_Supplied information:_
Begin

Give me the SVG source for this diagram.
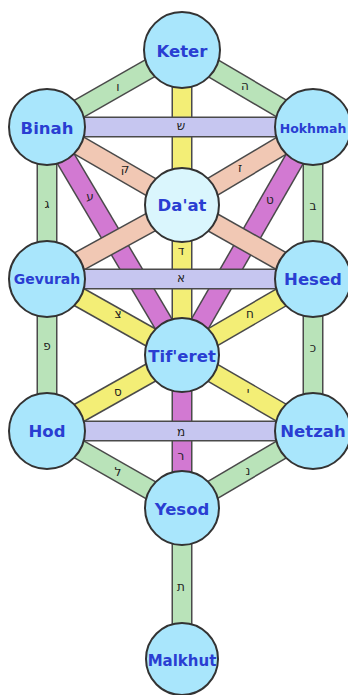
<svg xmlns="http://www.w3.org/2000/svg" width="348" height="695" viewBox="0 0 348 695">
<style>
.o{stroke:#4a4a4a;stroke-width:21;stroke-linecap:butt}
.g{stroke:#b9e3b9;stroke-width:18}
.p{stroke:#f1c8b4;stroke-width:18}
.m{stroke:#d279d2;stroke-width:18}
.y{stroke:#f3ee76;stroke-width:18}
.l{stroke:#c6c6f0;stroke-width:18}
.lt{font-family:"DejaVu Sans",sans-serif;font-size:12px;fill:#222;text-anchor:middle;dominant-baseline:central}
.n circle{fill:#a9e6fc;stroke:#333;stroke-width:2}
.n text{font-family:"DejaVu Sans","Liberation Sans",sans-serif;font-weight:bold;font-size:16.5px;fill:#2a3ed2;text-anchor:middle;dominant-baseline:central}
</style>
<rect width="348" height="695" fill="#fff"/>
<g id="connectors">
<g id="e-keter-binah"><line class="o" x1="182" y1="50" x2="47" y2="127"/><line class="g" x1="182" y1="50" x2="47" y2="127"/><text class="lt" x="118" y="87">ו</text></g>
<g id="e-keter-hokhmah"><line class="o" x1="182" y1="50" x2="313" y2="127"/><line class="g" x1="182" y1="50" x2="313" y2="127"/><text class="lt" x="245" y="86">ה</text></g>
<g id="e-binah-gevurah"><line class="o" x1="47" y1="127" x2="47" y2="279"/><line class="g" x1="47" y1="127" x2="47" y2="279"/><text class="lt" x="47" y="204">ג</text></g>
<g id="e-hokhmah-hesed"><line class="o" x1="313" y1="127" x2="313" y2="279"/><line class="g" x1="313" y1="127" x2="313" y2="279"/><text class="lt" x="313" y="206">ב</text></g>
<g id="e-gevurah-hod"><line class="o" x1="47" y1="279" x2="47" y2="431"/><line class="g" x1="47" y1="279" x2="47" y2="431"/><text class="lt" x="47" y="346">פ</text></g>
<g id="e-hesed-netzah"><line class="o" x1="313" y1="279" x2="313" y2="431"/><line class="g" x1="313" y1="279" x2="313" y2="431"/><text class="lt" x="313" y="348">כ</text></g>
<g id="e-hod-yesod"><line class="o" x1="47" y1="431" x2="182" y2="508"/><line class="g" x1="47" y1="431" x2="182" y2="508"/><text class="lt" x="118" y="472">ל</text></g>
<g id="e-netzah-yesod"><line class="o" x1="313" y1="431" x2="182" y2="508"/><line class="g" x1="313" y1="431" x2="182" y2="508"/><text class="lt" x="248" y="471">נ</text></g>
<g id="e-yesod-malkhut"><line class="o" x1="182" y1="508" x2="182" y2="659"/><line class="g" x1="182" y1="508" x2="182" y2="659"/><text class="lt" x="181" y="587">ת</text></g>
<g id="e-binah-tiferet"><line class="o" x1="47" y1="127" x2="182" y2="355"/><line class="m" x1="47" y1="127" x2="182" y2="355"/><text class="lt" x="90" y="197">ע</text></g>
<g id="e-hokhmah-tiferet"><line class="o" x1="313" y1="127" x2="182" y2="355"/><line class="m" x1="313" y1="127" x2="182" y2="355"/><text class="lt" x="270" y="200">ט</text></g>
<g id="e-tiferet-yesod"><line class="o" x1="182" y1="355" x2="182" y2="508"/><line class="m" x1="182" y1="355" x2="182" y2="508"/><text class="lt" x="181" y="456">ר</text></g>
<g id="e-keter-daat"><line class="o" x1="182" y1="50" x2="182" y2="205"/><line class="y" x1="182" y1="50" x2="182" y2="205"/></g>
<g id="e-daat-tiferet"><line class="o" x1="182" y1="205" x2="182" y2="355"/><line class="y" x1="182" y1="205" x2="182" y2="355"/><text class="lt" x="181" y="251">ד</text></g>
<g id="e-gevurah-tiferet"><line class="o" x1="47" y1="279" x2="182" y2="355"/><line class="y" x1="47" y1="279" x2="182" y2="355"/><text class="lt" x="118" y="314">צ</text></g>
<g id="e-hesed-tiferet"><line class="o" x1="313" y1="279" x2="182" y2="355"/><line class="y" x1="313" y1="279" x2="182" y2="355"/><text class="lt" x="250" y="314">ח</text></g>
<g id="e-tiferet-hod"><line class="o" x1="182" y1="355" x2="47" y2="431"/><line class="y" x1="182" y1="355" x2="47" y2="431"/><text class="lt" x="118" y="392">ס</text></g>
<g id="e-tiferet-netzah"><line class="o" x1="182" y1="355" x2="313" y2="431"/><line class="y" x1="182" y1="355" x2="313" y2="431"/><text class="lt" x="248" y="392">י</text></g>
<g id="e-binah-daat"><line class="o" x1="47" y1="127" x2="182" y2="205"/><line class="p" x1="47" y1="127" x2="182" y2="205"/><text class="lt" x="125" y="169">ק</text></g>
<g id="e-hokhmah-daat"><line class="o" x1="313" y1="127" x2="182" y2="205"/><line class="p" x1="313" y1="127" x2="182" y2="205"/><text class="lt" x="240" y="168">ז</text></g>
<g id="e-daat-gevurah"><line class="o" x1="182" y1="205" x2="47" y2="279"/><line class="p" x1="182" y1="205" x2="47" y2="279"/></g>
<g id="e-daat-hesed"><line class="o" x1="182" y1="205" x2="313" y2="279"/><line class="p" x1="182" y1="205" x2="313" y2="279"/></g>
<g id="e-binah-hokhmah"><line class="o" x1="47" y1="127" x2="313" y2="127"/><line class="l" x1="47" y1="127" x2="313" y2="127"/><text class="lt" x="181" y="126">ש</text></g>
<g id="e-gevurah-hesed"><line class="o" x1="47" y1="279" x2="313" y2="279"/><line class="l" x1="47" y1="279" x2="313" y2="279"/><text class="lt" x="181" y="278">א</text></g>
<g id="e-hod-netzah"><line class="o" x1="47" y1="431" x2="313" y2="431"/><line class="l" x1="47" y1="431" x2="313" y2="431"/><text class="lt" x="181" y="432">מ</text></g>
</g>
<g id="keter" class="n"><circle cx="182" cy="50" r="38"/><text x="182" y="51">Keter</text></g>
<g id="binah" class="n"><circle cx="47" cy="127" r="38"/><text x="47" y="128">Binah</text></g>
<g id="hokhmah" class="n"><circle cx="313" cy="127" r="38"/><text x="313" y="128" style="font-size:12.5px">Hokhmah</text></g>
<g id="daat" class="n"><circle cx="182" cy="205" r="37" style="fill:#daf6fd"/><text x="182" y="205">Da'at</text></g>
<g id="gevurah" class="n"><circle cx="47" cy="279" r="38"/><text x="47" y="279" style="font-size:14px">Gevurah</text></g>
<g id="hesed" class="n"><circle cx="313" cy="279" r="38"/><text x="313" y="279">Hesed</text></g>
<g id="tiferet" class="n"><circle cx="182" cy="355" r="37"/><text x="182" y="356">Tif'eret</text></g>
<g id="hod" class="n"><circle cx="47" cy="431" r="38"/><text x="47" y="431">Hod</text></g>
<g id="netzah" class="n"><circle cx="313" cy="431" r="38"/><text x="313" y="431">Netzah</text></g>
<g id="yesod" class="n"><circle cx="182" cy="508" r="37"/><text x="182" y="509">Yesod</text></g>
<g id="malkhut" class="n"><circle cx="182" cy="659" r="36"/><text x="182" y="661" style="font-size:15px">Malkhut</text></g>
</svg>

End

_To do:_ All of the material above needs to be restated exactly, with no pictures.

_Written solution:_
Give me the SVG source for this diagram.
<svg xmlns="http://www.w3.org/2000/svg" width="348" height="695" viewBox="0 0 348 695">
<style>
.o{stroke:#4a4a4a;stroke-width:21;stroke-linecap:butt}
.g{stroke:#b9e3b9;stroke-width:18}
.p{stroke:#f1c8b4;stroke-width:18}
.m{stroke:#d279d2;stroke-width:18}
.y{stroke:#f3ee76;stroke-width:18}
.l{stroke:#c6c6f0;stroke-width:18}
.lt{font-family:"DejaVu Sans",sans-serif;font-size:12px;fill:#222;text-anchor:middle;dominant-baseline:central}
.n circle{fill:#a9e6fc;stroke:#333;stroke-width:2}
.n text{font-family:"DejaVu Sans","Liberation Sans",sans-serif;font-weight:bold;font-size:16.5px;fill:#2a3ed2;text-anchor:middle;dominant-baseline:central}
</style>
<rect width="348" height="695" fill="#fff"/>
<g id="connectors">
<g id="e-keter-binah"><line class="o" x1="182" y1="50" x2="47" y2="127"/><line class="g" x1="182" y1="50" x2="47" y2="127"/><text class="lt" x="118" y="87">ו</text></g>
<g id="e-keter-hokhmah"><line class="o" x1="182" y1="50" x2="313" y2="127"/><line class="g" x1="182" y1="50" x2="313" y2="127"/><text class="lt" x="245" y="86">ה</text></g>
<g id="e-binah-gevurah"><line class="o" x1="47" y1="127" x2="47" y2="279"/><line class="g" x1="47" y1="127" x2="47" y2="279"/><text class="lt" x="47" y="204">ג</text></g>
<g id="e-hokhmah-hesed"><line class="o" x1="313" y1="127" x2="313" y2="279"/><line class="g" x1="313" y1="127" x2="313" y2="279"/><text class="lt" x="313" y="206">ב</text></g>
<g id="e-gevurah-hod"><line class="o" x1="47" y1="279" x2="47" y2="431"/><line class="g" x1="47" y1="279" x2="47" y2="431"/><text class="lt" x="47" y="346">פ</text></g>
<g id="e-hesed-netzah"><line class="o" x1="313" y1="279" x2="313" y2="431"/><line class="g" x1="313" y1="279" x2="313" y2="431"/><text class="lt" x="313" y="348">כ</text></g>
<g id="e-hod-yesod"><line class="o" x1="47" y1="431" x2="182" y2="508"/><line class="g" x1="47" y1="431" x2="182" y2="508"/><text class="lt" x="118" y="472">ל</text></g>
<g id="e-netzah-yesod"><line class="o" x1="313" y1="431" x2="182" y2="508"/><line class="g" x1="313" y1="431" x2="182" y2="508"/><text class="lt" x="248" y="471">נ</text></g>
<g id="e-yesod-malkhut"><line class="o" x1="182" y1="508" x2="182" y2="659"/><line class="g" x1="182" y1="508" x2="182" y2="659"/><text class="lt" x="181" y="587">ת</text></g>
<g id="e-binah-tiferet"><line class="o" x1="47" y1="127" x2="182" y2="355"/><line class="m" x1="47" y1="127" x2="182" y2="355"/><text class="lt" x="90" y="197">ע</text></g>
<g id="e-hokhmah-tiferet"><line class="o" x1="313" y1="127" x2="182" y2="355"/><line class="m" x1="313" y1="127" x2="182" y2="355"/><text class="lt" x="270" y="200">ט</text></g>
<g id="e-tiferet-yesod"><line class="o" x1="182" y1="355" x2="182" y2="508"/><line class="m" x1="182" y1="355" x2="182" y2="508"/><text class="lt" x="181" y="456">ר</text></g>
<g id="e-keter-daat"><line class="o" x1="182" y1="50" x2="182" y2="205"/><line class="y" x1="182" y1="50" x2="182" y2="205"/></g>
<g id="e-daat-tiferet"><line class="o" x1="182" y1="205" x2="182" y2="355"/><line class="y" x1="182" y1="205" x2="182" y2="355"/><text class="lt" x="181" y="251">ד</text></g>
<g id="e-gevurah-tiferet"><line class="o" x1="47" y1="279" x2="182" y2="355"/><line class="y" x1="47" y1="279" x2="182" y2="355"/><text class="lt" x="118" y="314">צ</text></g>
<g id="e-hesed-tiferet"><line class="o" x1="313" y1="279" x2="182" y2="355"/><line class="y" x1="313" y1="279" x2="182" y2="355"/><text class="lt" x="250" y="314">ח</text></g>
<g id="e-tiferet-hod"><line class="o" x1="182" y1="355" x2="47" y2="431"/><line class="y" x1="182" y1="355" x2="47" y2="431"/><text class="lt" x="118" y="392">ס</text></g>
<g id="e-tiferet-netzah"><line class="o" x1="182" y1="355" x2="313" y2="431"/><line class="y" x1="182" y1="355" x2="313" y2="431"/><text class="lt" x="248" y="392">י</text></g>
<g id="e-binah-daat"><line class="o" x1="47" y1="127" x2="182" y2="205"/><line class="p" x1="47" y1="127" x2="182" y2="205"/><text class="lt" x="125" y="169">ק</text></g>
<g id="e-hokhmah-daat"><line class="o" x1="313" y1="127" x2="182" y2="205"/><line class="p" x1="313" y1="127" x2="182" y2="205"/><text class="lt" x="240" y="168">ז</text></g>
<g id="e-daat-gevurah"><line class="o" x1="182" y1="205" x2="47" y2="279"/><line class="p" x1="182" y1="205" x2="47" y2="279"/></g>
<g id="e-daat-hesed"><line class="o" x1="182" y1="205" x2="313" y2="279"/><line class="p" x1="182" y1="205" x2="313" y2="279"/></g>
<g id="e-binah-hokhmah"><line class="o" x1="47" y1="127" x2="313" y2="127"/><line class="l" x1="47" y1="127" x2="313" y2="127"/><text class="lt" x="181" y="126">ש</text></g>
<g id="e-gevurah-hesed"><line class="o" x1="47" y1="279" x2="313" y2="279"/><line class="l" x1="47" y1="279" x2="313" y2="279"/><text class="lt" x="181" y="278">א</text></g>
<g id="e-hod-netzah"><line class="o" x1="47" y1="431" x2="313" y2="431"/><line class="l" x1="47" y1="431" x2="313" y2="431"/><text class="lt" x="181" y="432">מ</text></g>
</g>
<g id="keter" class="n"><circle cx="182" cy="50" r="38"/><text x="182" y="51">Keter</text></g>
<g id="binah" class="n"><circle cx="47" cy="127" r="38"/><text x="47" y="128">Binah</text></g>
<g id="hokhmah" class="n"><circle cx="313" cy="127" r="38"/><text x="313" y="128" style="font-size:12.5px">Hokhmah</text></g>
<g id="daat" class="n"><circle cx="182" cy="205" r="37" style="fill:#daf6fd"/><text x="182" y="205">Da'at</text></g>
<g id="gevurah" class="n"><circle cx="47" cy="279" r="38"/><text x="47" y="279" style="font-size:14px">Gevurah</text></g>
<g id="hesed" class="n"><circle cx="313" cy="279" r="38"/><text x="313" y="279">Hesed</text></g>
<g id="tiferet" class="n"><circle cx="182" cy="355" r="37"/><text x="182" y="356">Tif'eret</text></g>
<g id="hod" class="n"><circle cx="47" cy="431" r="38"/><text x="47" y="431">Hod</text></g>
<g id="netzah" class="n"><circle cx="313" cy="431" r="38"/><text x="313" y="431">Netzah</text></g>
<g id="yesod" class="n"><circle cx="182" cy="508" r="37"/><text x="182" y="509">Yesod</text></g>
<g id="malkhut" class="n"><circle cx="182" cy="659" r="36"/><text x="182" y="661" style="font-size:15px">Malkhut</text></g>
</svg>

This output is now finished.